If the Grand Slam is your long-term goal, getting the Gould’s taken care of in New Mexico first — while you still have the energy for boot heel country — is solid strategy. The other four subspecies will always be accessible somewhere. The Gould’s will not.
Planning Your New Mexico Turkey Hunt
A successful New Mexico turkey hunt starts with the application, and the application starts with deciding which subspecies you’re targeting. If you want Gould’s, focus your application on the boot heel units in Hidalgo County — the NMDGF turkey proclamation will list the specific management areas with Gould’s tags. If Merriam’s is the goal, the northern mountain units in Taos, Rio Arriba, and Santa Fe counties give you access to some of the best public land ponderosa habitat in the state. Rio Grande hunters should look at the eastern units in San Miguel, Quay, and Guadalupe counties.

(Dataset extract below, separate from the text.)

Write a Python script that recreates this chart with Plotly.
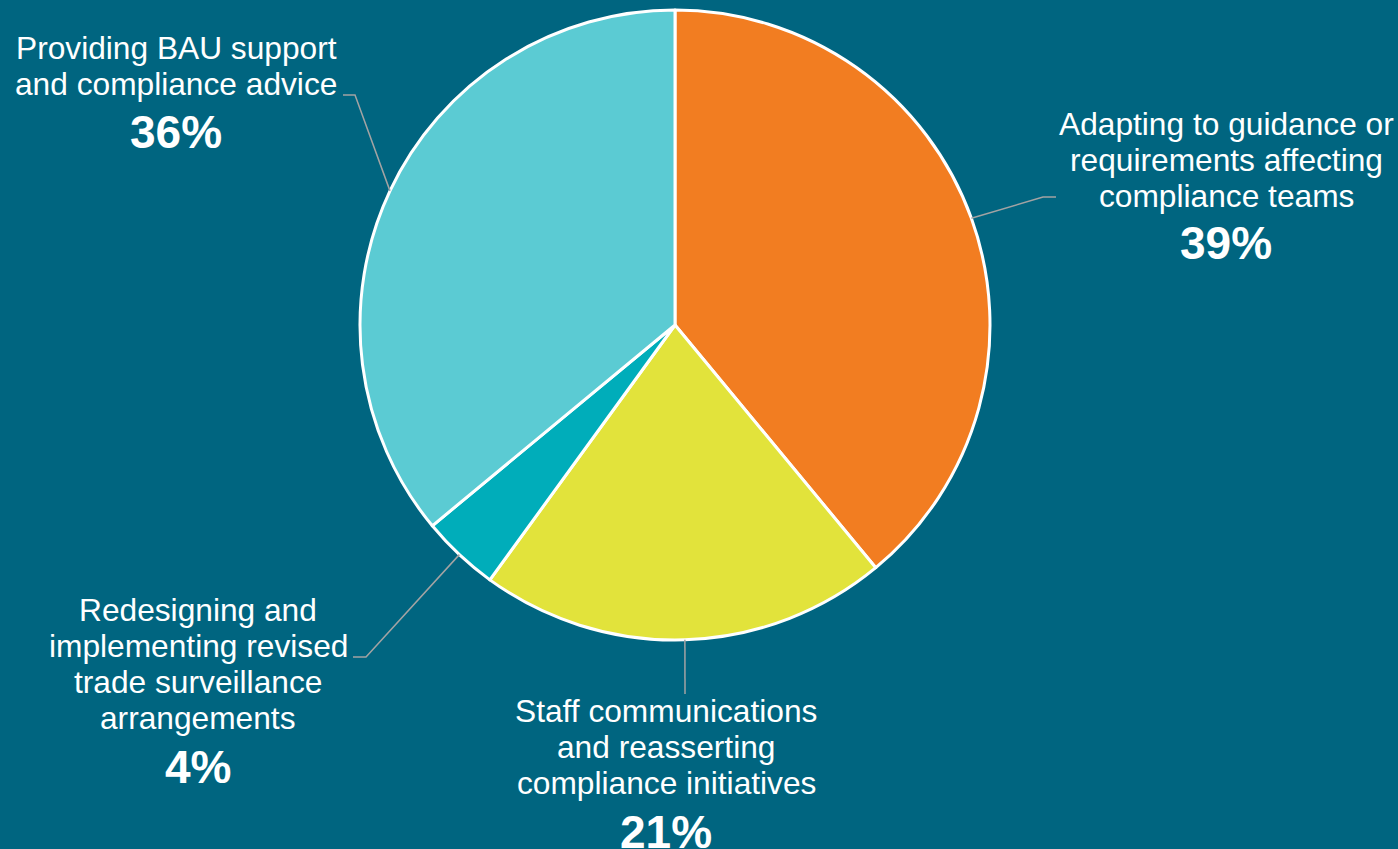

Once you draw, the research phase matters as much as any other factor. Pull the national forest motor vehicle use map for your unit, overlay topography, identify springs and water sources (particularly critical in dry years), locate open parks and meadow edges adjacent to roost timber, and build a priority order of access points to hit in the first days of the season.
Lodging in the boot heel is limited — Lordsburg and Animas are the closest communities, and some hunters camp in the national forest. The Sacramento Mountains units are better served by Cloudcroft or Alamogordo. Taos and Santa Fe make comfortable bases for northern mountain units.
Gear considerations for New Mexico turkey: the mountain weather in late March and April can deliver anything from shirt-sleeve conditions to snow, sometimes within the same week. Layering is mandatory. Good optics matter more in New Mexico than in most turkey states — you’ll glass birds at distances that would make an eastern turkey hunter laugh, and having quality 10x42 binoculars lets you identify, sex, and pattern a gobbler from a ridge before you ever make a move. A rangefinder is worth having in mountain terrain where estimating distance through breaks in timber is genuinely difficult.
New Mexico turkey hunting rewards patience, physical conditioning, and a willingness to work country that less committed hunters skip. The three-subspecies opportunity is real, and for the right hunter, it justifies building an annual application strategy around this state for the long term.
Always verify current regulations, tag fees, season dates, and unit information directly with the New Mexico Department of Game and Fish at wildlife.state.nm.us before applying or hunting. Regulations are updated annually.